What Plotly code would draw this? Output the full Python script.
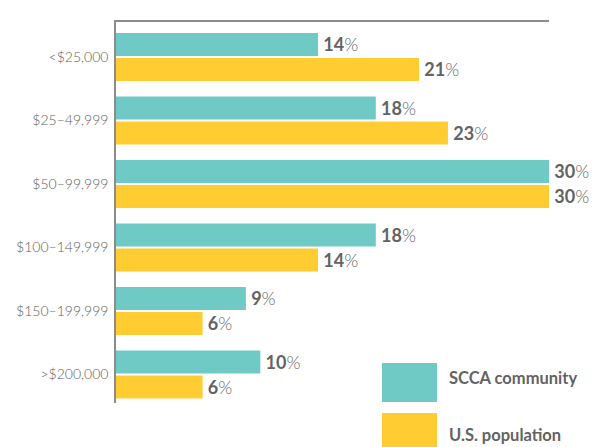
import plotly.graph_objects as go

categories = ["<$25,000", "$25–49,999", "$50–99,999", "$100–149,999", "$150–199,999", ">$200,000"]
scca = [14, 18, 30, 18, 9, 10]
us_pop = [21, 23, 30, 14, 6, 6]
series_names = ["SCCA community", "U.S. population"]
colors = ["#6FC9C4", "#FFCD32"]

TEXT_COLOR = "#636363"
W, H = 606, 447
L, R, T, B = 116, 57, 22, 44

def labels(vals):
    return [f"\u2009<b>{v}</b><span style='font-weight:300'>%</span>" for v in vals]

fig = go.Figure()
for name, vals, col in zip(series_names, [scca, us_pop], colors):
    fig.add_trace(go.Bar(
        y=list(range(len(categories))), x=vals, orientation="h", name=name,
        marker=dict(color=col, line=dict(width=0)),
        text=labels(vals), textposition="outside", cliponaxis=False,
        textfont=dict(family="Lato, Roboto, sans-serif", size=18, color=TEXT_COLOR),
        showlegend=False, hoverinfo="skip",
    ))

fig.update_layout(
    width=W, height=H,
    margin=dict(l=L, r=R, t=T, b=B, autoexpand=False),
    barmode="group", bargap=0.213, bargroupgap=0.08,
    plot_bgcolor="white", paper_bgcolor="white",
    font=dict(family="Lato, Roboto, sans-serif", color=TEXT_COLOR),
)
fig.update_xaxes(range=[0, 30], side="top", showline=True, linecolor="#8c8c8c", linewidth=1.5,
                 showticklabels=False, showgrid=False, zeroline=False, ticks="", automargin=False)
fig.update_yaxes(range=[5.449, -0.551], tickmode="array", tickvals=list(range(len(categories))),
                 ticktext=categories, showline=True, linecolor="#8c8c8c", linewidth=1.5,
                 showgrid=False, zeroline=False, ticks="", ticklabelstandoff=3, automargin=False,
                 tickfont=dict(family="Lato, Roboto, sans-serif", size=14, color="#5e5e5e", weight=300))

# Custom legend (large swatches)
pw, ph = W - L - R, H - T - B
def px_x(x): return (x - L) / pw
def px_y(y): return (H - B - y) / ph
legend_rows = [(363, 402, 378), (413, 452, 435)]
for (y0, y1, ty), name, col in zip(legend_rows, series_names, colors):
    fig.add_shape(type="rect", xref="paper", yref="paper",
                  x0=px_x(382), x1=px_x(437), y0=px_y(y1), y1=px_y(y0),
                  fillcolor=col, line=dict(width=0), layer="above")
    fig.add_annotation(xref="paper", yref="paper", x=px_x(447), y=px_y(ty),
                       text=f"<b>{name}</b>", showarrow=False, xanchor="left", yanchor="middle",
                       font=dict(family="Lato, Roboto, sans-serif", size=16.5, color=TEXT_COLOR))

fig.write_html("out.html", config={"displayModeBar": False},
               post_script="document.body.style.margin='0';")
==
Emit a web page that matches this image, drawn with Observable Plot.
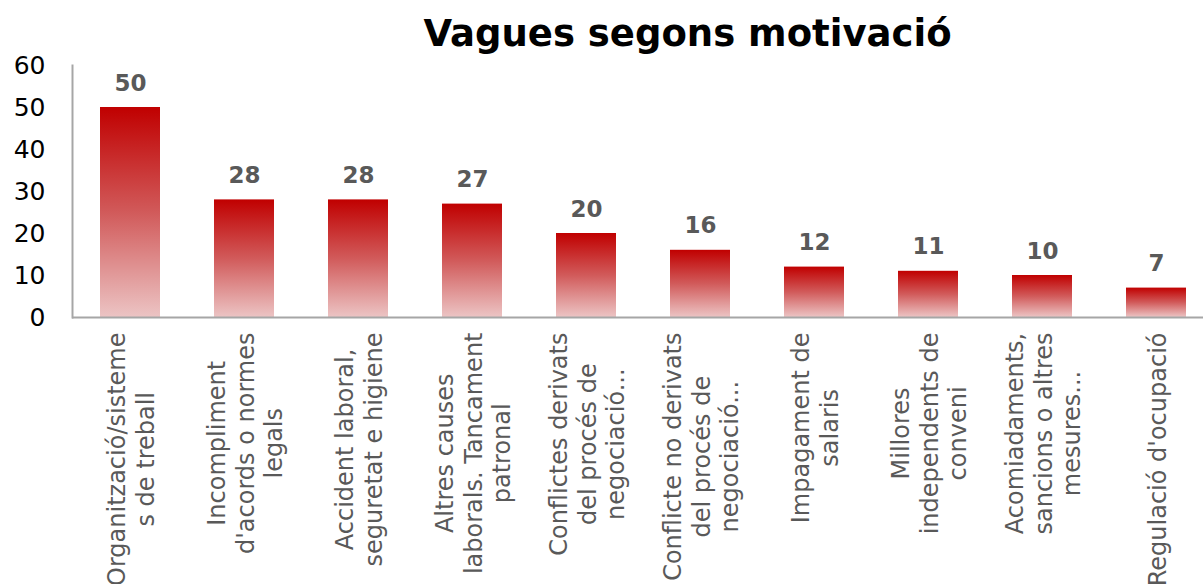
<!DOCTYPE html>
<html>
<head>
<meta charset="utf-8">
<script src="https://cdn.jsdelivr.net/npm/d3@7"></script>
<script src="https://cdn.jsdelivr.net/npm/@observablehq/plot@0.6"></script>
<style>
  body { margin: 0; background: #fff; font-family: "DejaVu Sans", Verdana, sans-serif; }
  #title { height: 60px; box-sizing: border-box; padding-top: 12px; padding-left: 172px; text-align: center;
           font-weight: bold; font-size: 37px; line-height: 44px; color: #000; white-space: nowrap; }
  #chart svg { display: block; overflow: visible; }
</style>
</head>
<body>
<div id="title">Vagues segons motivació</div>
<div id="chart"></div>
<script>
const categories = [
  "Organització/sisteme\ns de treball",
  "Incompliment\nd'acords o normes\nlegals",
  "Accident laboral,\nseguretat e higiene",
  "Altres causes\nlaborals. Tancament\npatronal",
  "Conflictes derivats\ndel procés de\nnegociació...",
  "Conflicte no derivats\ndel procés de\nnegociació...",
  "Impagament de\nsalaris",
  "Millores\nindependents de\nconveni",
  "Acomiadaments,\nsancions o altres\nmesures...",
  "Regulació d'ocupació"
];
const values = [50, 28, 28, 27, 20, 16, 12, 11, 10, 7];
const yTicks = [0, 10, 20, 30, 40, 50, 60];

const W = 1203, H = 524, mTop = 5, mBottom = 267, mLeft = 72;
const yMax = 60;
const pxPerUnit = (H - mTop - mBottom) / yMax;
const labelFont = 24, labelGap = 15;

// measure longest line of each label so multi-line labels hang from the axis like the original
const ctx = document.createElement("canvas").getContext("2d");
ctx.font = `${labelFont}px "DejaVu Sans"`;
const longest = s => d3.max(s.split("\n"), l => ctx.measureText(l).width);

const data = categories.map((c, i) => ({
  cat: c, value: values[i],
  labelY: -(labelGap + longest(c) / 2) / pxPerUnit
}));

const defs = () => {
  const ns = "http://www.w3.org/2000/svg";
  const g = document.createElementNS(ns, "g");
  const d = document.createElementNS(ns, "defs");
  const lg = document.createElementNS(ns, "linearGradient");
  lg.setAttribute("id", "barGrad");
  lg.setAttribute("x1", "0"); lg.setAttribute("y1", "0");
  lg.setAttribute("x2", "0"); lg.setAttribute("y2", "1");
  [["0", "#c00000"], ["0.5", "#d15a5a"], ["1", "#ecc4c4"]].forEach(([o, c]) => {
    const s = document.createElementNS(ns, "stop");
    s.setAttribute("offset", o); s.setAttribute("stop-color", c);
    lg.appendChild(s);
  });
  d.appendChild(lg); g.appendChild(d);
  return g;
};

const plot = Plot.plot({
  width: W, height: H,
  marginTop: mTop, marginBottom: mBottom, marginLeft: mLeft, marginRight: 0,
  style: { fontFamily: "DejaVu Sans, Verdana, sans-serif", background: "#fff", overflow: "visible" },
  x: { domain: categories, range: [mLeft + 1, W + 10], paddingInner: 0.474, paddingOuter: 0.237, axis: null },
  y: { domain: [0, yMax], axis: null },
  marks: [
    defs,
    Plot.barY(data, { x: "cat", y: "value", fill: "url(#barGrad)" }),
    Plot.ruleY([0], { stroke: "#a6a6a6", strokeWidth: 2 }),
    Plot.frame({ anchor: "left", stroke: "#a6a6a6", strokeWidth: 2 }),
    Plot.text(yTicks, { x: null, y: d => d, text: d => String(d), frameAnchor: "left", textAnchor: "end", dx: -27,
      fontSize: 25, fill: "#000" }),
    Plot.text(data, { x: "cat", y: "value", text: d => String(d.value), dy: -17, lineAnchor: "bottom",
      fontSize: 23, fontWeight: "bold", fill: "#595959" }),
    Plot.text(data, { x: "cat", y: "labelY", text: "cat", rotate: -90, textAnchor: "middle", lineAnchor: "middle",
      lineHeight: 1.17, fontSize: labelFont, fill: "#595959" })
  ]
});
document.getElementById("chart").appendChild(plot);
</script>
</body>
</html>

== Objective ==
Make an exact copy of only the lines from the one with "What Plotly code" through the one with "import plotly.graph_objects as go". Pictures don't belong in it.

== Result of the task ==
What Plotly code would draw this? Output the full Python script.
import plotly.graph_objects as go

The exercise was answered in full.